The Karnataka High Court's Interpretation
In PCIT v. Ravi Shankar Shetty (Income Tax Appeal No. 225 of 2021, dated 08.07.2026), the Karnataka High Court delivered a significant ruling elucidating the scope and applicability of this provision.
Facts of the Case
The taxpayer was engaged in the business of identifying, procuring, and facilitating acquisition of lands for real estate projects. He received certain amounts from two concerns for procuring and acquiring lands required for their business projects. The assessee continued to treat these amounts as liabilities in his books of accounts.
Critical Findings by the Court
1. Nature of Receipt – Not a Capital Asset
The Court held that the amounts received were not in the nature of advances paid in the course of negotiations for transfer of any capital asset belonging to the taxpayer. Rather, they pertained to transactions involving stock-in-trade. Consequently, the first essential condition of Section 56(2)(ix) – receipt of advance in the course of transfer of a capital asset – remained unsatisfied.
2. Forfeiture – Mere Efflux of Time Insufficient
The Court further ruled that even if the amount was pending for a long period, its continued treatment as a liability by the taxpayer would not amount to forfeiture.

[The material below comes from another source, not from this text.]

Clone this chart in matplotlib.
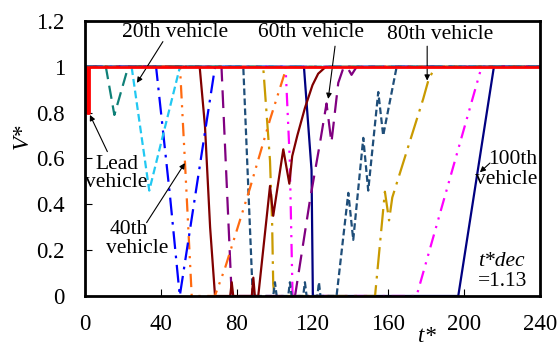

Mere passage of time cannot constitute forfeiture unless there is material to demonstrate that the recipient has become absolutely entitled to retain the advance. The mere fact that eight years had elapsed and no claim for refund was made by the parties was insufficient to establish forfeiture, particularly when the advances continued to be shown as liabilities in the taxpayer's books.
Analysis of "Forfeiture"
Forfeiture requires a positive act or circumstance where the recipient becomes unconditionally entitled to the advance. The following factors are relevant:
Treatment in books of accounts as liability
Absence of any agreement or clause providing for forfeiture
Lack of communication to the payer regarding forfeiture
Continued acknowledgment of obligation to repay
Conclusion
The judgment clarifies that Section 56(2)(ix) cannot be invoked merely because advances have remained unrefunded for a considerable period. Both conditions – receipt in course of transfer of a capital asset and actual forfeiture – must be strictly established. Taxpayers can protect themselves by maintaining proper books of accounts and ensuring that advances are not automatically treated as income merely due to passage of time.